- GIVEN INSTRUCTION: Below are the records. List every line holding the word "page".
Start of RECORDS SUPPLIED
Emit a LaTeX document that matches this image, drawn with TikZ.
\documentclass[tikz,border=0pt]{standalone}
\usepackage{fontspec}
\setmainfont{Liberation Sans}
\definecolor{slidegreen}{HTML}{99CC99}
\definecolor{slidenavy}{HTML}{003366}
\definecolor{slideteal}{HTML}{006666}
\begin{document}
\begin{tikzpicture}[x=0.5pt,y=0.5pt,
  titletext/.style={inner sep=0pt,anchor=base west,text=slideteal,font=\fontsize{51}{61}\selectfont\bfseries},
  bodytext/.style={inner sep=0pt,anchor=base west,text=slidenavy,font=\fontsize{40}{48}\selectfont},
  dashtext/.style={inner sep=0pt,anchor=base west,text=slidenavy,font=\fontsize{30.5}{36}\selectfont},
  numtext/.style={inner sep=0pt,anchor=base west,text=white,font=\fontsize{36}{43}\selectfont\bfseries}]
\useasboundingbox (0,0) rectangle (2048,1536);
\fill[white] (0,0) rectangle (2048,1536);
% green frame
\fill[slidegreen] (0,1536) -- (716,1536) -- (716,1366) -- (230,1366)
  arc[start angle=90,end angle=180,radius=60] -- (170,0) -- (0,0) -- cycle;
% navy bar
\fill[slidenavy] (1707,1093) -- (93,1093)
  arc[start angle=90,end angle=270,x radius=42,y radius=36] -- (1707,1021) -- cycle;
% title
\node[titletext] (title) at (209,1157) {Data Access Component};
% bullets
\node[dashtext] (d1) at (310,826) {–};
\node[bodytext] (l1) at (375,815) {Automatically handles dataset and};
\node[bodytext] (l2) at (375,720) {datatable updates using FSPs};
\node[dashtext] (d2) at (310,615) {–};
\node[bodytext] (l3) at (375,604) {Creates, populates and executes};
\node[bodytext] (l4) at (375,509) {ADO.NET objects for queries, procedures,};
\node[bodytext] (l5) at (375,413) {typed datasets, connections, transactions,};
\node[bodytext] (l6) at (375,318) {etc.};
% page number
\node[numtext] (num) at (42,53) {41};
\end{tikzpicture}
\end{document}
End of RECORDS SUPPLIED
Start of RECORDS SUPPLIED
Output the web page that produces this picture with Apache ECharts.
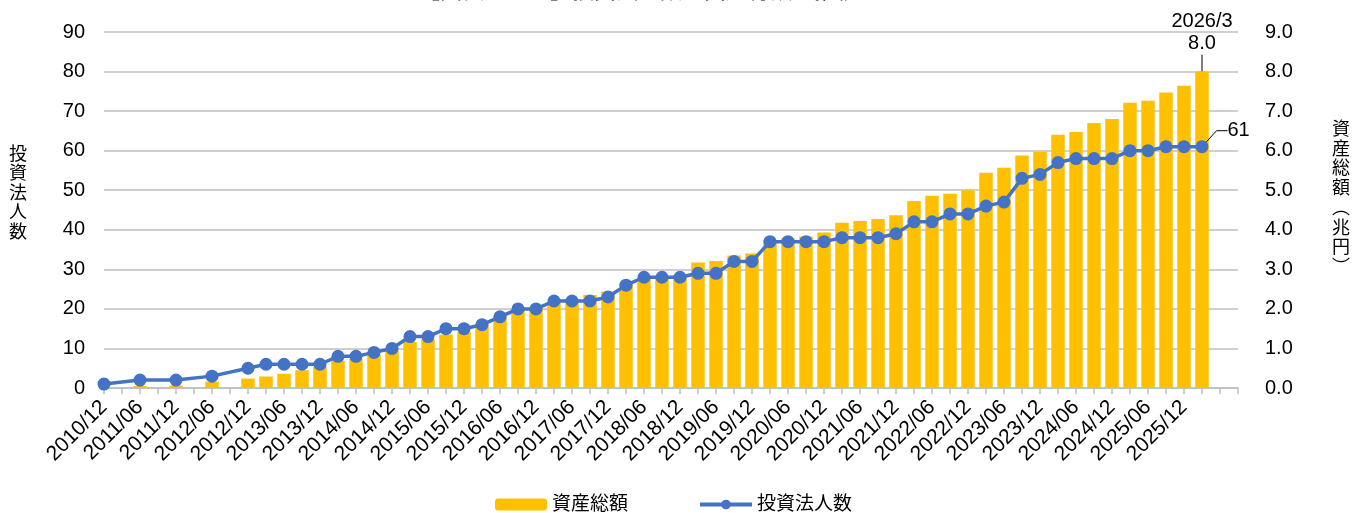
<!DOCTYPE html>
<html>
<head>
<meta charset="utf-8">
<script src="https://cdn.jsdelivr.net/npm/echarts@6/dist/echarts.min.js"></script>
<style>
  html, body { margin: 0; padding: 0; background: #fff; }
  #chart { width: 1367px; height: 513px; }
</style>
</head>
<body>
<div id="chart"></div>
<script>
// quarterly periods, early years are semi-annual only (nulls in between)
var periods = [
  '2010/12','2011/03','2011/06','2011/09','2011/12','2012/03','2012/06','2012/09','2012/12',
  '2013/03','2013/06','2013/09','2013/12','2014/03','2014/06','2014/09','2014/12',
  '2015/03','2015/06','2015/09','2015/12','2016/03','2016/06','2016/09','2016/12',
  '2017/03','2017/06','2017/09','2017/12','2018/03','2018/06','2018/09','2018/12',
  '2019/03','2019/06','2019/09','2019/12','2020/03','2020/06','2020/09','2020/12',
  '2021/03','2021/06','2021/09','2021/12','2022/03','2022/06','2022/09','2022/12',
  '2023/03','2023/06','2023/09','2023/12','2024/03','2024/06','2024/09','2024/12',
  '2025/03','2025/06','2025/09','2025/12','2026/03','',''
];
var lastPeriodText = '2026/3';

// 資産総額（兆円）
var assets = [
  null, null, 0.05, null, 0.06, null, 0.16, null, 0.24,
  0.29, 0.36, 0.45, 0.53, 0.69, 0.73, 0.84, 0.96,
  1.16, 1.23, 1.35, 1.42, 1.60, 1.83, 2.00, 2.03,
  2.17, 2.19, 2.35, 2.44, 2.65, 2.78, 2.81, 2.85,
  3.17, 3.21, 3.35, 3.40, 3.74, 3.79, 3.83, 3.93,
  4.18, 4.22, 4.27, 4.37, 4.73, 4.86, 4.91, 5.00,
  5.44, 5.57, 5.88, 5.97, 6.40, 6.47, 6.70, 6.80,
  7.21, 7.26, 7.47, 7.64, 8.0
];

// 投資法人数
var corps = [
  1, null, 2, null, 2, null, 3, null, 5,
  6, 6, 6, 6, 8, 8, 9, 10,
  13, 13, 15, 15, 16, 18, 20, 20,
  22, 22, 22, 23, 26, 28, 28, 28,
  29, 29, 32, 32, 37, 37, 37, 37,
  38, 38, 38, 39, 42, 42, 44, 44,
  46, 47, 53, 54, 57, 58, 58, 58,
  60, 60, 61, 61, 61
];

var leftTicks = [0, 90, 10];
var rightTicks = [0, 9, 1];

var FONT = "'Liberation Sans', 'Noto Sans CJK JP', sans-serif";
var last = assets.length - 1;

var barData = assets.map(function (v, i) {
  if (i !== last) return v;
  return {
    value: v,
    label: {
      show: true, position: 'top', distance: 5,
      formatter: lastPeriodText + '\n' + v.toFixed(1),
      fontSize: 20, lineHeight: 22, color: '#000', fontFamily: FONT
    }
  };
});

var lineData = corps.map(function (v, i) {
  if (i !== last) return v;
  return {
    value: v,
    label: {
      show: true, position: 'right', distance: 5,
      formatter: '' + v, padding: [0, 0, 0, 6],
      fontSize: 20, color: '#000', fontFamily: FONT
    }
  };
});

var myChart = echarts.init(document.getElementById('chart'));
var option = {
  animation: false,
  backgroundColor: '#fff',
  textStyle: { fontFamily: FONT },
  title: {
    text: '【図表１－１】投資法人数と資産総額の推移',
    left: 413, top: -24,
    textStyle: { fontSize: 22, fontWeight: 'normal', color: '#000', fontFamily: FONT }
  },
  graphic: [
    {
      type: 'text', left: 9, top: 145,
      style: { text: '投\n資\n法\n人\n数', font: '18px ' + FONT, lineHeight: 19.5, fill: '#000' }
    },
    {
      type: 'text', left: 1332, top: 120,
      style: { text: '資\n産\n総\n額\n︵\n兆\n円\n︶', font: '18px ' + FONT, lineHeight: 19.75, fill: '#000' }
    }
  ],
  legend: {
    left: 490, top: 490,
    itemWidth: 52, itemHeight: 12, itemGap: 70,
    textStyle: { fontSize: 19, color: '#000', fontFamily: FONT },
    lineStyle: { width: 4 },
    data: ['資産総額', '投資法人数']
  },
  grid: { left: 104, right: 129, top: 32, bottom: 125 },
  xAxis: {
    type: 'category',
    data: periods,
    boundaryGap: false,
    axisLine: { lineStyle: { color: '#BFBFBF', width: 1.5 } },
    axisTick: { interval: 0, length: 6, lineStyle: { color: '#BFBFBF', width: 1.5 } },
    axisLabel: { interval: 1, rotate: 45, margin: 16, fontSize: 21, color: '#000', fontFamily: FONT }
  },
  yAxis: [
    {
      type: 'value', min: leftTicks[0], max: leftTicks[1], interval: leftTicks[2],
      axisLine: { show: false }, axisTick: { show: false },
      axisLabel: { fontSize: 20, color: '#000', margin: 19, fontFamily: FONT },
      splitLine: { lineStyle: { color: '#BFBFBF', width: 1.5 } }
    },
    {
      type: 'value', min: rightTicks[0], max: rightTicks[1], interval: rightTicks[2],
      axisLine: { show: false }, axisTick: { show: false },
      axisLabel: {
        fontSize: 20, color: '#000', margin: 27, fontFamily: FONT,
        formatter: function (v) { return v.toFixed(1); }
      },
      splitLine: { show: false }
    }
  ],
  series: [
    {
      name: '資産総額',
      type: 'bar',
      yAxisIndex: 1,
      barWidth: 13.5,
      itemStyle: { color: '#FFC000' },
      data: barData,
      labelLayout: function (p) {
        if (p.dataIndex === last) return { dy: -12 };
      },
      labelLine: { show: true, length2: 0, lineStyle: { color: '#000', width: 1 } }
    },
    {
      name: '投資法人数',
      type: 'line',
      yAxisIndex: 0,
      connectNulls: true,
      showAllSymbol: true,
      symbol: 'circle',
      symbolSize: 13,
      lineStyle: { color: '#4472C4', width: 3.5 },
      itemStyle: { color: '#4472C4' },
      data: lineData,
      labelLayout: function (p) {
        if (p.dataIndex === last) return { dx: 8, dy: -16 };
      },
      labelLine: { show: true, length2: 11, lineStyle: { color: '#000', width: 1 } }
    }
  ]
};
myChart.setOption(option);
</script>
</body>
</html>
End of RECORDS SUPPLIED
- FINAL RESULT:
% page number
Output the web page that produces this picture with Apache ECharts.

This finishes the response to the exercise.